## Requirements
The entries below should be quoted exactly, with no pictures carried over.

--- begin ---

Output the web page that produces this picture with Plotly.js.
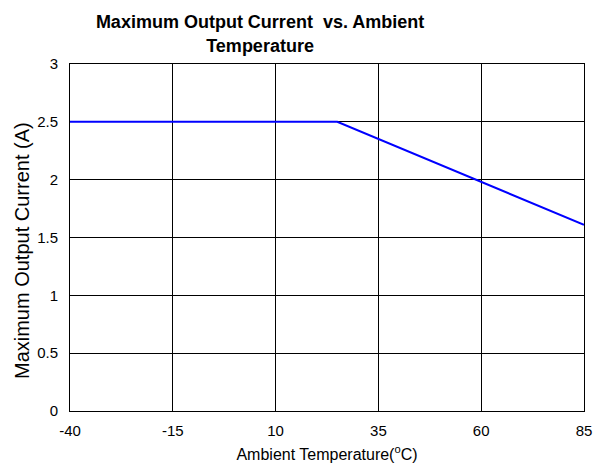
<!DOCTYPE html>
<html>
<head>
<meta charset="utf-8">
<script src="https://cdn.plot.ly/plotly-3.0.1.min.js"></script>
<style>html,body{margin:0;padding:0;background:#fff;}#chart{width:602px;height:472px;}</style>
</head>
<body>
<div id="chart"></div>
<script>
var temperature = [-40, 25, 85];
var maxCurrent = [2.5, 2.5, 1.61];
var xTicks = [-40, -15, 10, 35, 60, 85];
var yTicks = [0, 0.5, 1, 1.5, 2, 2.5, 3];

var trace = {
  x: temperature,
  y: maxCurrent,
  mode: 'lines',
  line: {color: '#0000ff', width: 2},
  hoverinfo: 'skip'
};

var layout = {
  width: 602,
  height: 472,
  margin: {l: 70, r: 18, t: 64, b: 61},
  paper_bgcolor: '#fff',
  plot_bgcolor: '#fff',
  font: {family: 'Liberation Sans, Arial, sans-serif', size: 15, color: '#000'},
  showlegend: false,
  title: {
    text: 'Maximum Output Current  vs. Ambient<br>Temperature',
    font: {family: 'Liberation Sans, Arial, sans-serif', size: 18, color: '#000', weight: 'bold'},
    x: 0.432, xref: 'container', xanchor: 'center',
    y: 0.94, yref: 'container', yanchor: 'top'
  },
  xaxis: {
    range: [-40, 85],
    tickmode: 'array',
    tickvals: xTicks,
    ticktext: xTicks.map(String),
    showgrid: true, gridcolor: '#000', gridwidth: 1,
    zeroline: false,
    showline: true, linecolor: '#000', linewidth: 1, mirror: true,
    ticks: '', ticklen: 0,
    ticklabelstandoff: 6,
    title: {text: 'Ambient Temperature(<sup>o</sup>C)', font: {size: 16}, standoff: 10},
    tickfont: {size: 15}
  },
  yaxis: {
    range: [0, 3],
    tickmode: 'array',
    tickvals: yTicks,
    ticktext: yTicks.map(String),
    showgrid: true, gridcolor: '#000', gridwidth: 1,
    zeroline: false,
    showline: true, linecolor: '#000', linewidth: 1, mirror: true,
    ticks: '', ticklen: 0,
    ticklabelstandoff: 8,
    tickfont: {size: 15}
  },
  annotations: [{
    text: 'Maximum Output Current (A)',
    textangle: -90,
    xref: 'paper', x: 0, xanchor: 'center', xshift: -48,
    yref: 'paper', y: 0.461, yanchor: 'middle',
    showarrow: false,
    font: {size: 20, color: '#000'}
  }]
};

Plotly.newPlot('chart', [trace], layout, {displayModeBar: false, staticPlot: true});
</script>
</body>
</html>
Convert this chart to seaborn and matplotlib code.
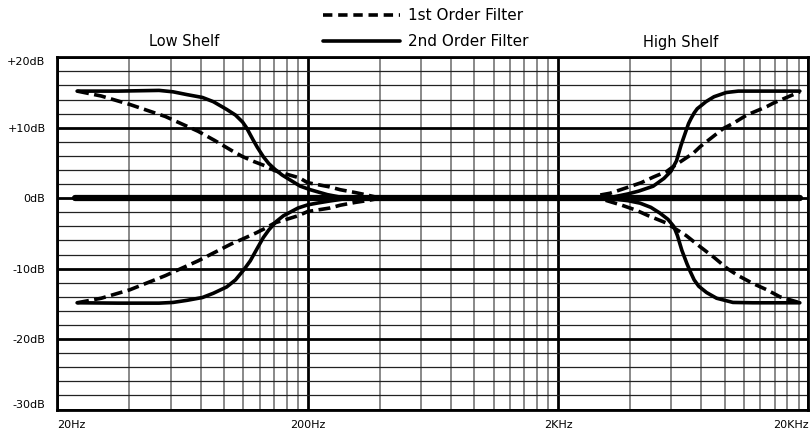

--- end ---

## Solved exercise
Output the web page that produces this picture with Plotly.js.
<!DOCTYPE html>
<html>
<head>
<meta charset="utf-8">
<script src="https://cdn.plot.ly/plotly-3.0.1.min.js"></script>
<style>html,body{margin:0;padding:0;background:#fff;}#chart{width:602px;height:472px;}</style>
</head>
<body>
<div id="chart"></div>
<script>
var temperature = [-40, 25, 85];
var maxCurrent = [2.5, 2.5, 1.61];
var xTicks = [-40, -15, 10, 35, 60, 85];
var yTicks = [0, 0.5, 1, 1.5, 2, 2.5, 3];

var trace = {
  x: temperature,
  y: maxCurrent,
  mode: 'lines',
  line: {color: '#0000ff', width: 2},
  hoverinfo: 'skip'
};

var layout = {
  width: 602,
  height: 472,
  margin: {l: 70, r: 18, t: 64, b: 61},
  paper_bgcolor: '#fff',
  plot_bgcolor: '#fff',
  font: {family: 'Liberation Sans, Arial, sans-serif', size: 15, color: '#000'},
  showlegend: false,
  title: {
    text: 'Maximum Output Current  vs. Ambient<br>Temperature',
    font: {family: 'Liberation Sans, Arial, sans-serif', size: 18, color: '#000', weight: 'bold'},
    x: 0.432, xref: 'container', xanchor: 'center',
    y: 0.94, yref: 'container', yanchor: 'top'
  },
  xaxis: {
    range: [-40, 85],
    tickmode: 'array',
    tickvals: xTicks,
    ticktext: xTicks.map(String),
    showgrid: true, gridcolor: '#000', gridwidth: 1,
    zeroline: false,
    showline: true, linecolor: '#000', linewidth: 1, mirror: true,
    ticks: '', ticklen: 0,
    ticklabelstandoff: 6,
    title: {text: 'Ambient Temperature(<sup>o</sup>C)', font: {size: 16}, standoff: 10},
    tickfont: {size: 15}
  },
  yaxis: {
    range: [0, 3],
    tickmode: 'array',
    tickvals: yTicks,
    ticktext: yTicks.map(String),
    showgrid: true, gridcolor: '#000', gridwidth: 1,
    zeroline: false,
    showline: true, linecolor: '#000', linewidth: 1, mirror: true,
    ticks: '', ticklen: 0,
    ticklabelstandoff: 8,
    tickfont: {size: 15}
  },
  annotations: [{
    text: 'Maximum Output Current (A)',
    textangle: -90,
    xref: 'paper', x: 0, xanchor: 'center', xshift: -48,
    yref: 'paper', y: 0.461, yanchor: 'middle',
    showarrow: false,
    font: {size: 20, color: '#000'}
  }]
};

Plotly.newPlot('chart', [trace], layout, {displayModeBar: false, staticPlot: true});
</script>
</body>
</html>
Convert this chart to seaborn and matplotlib code.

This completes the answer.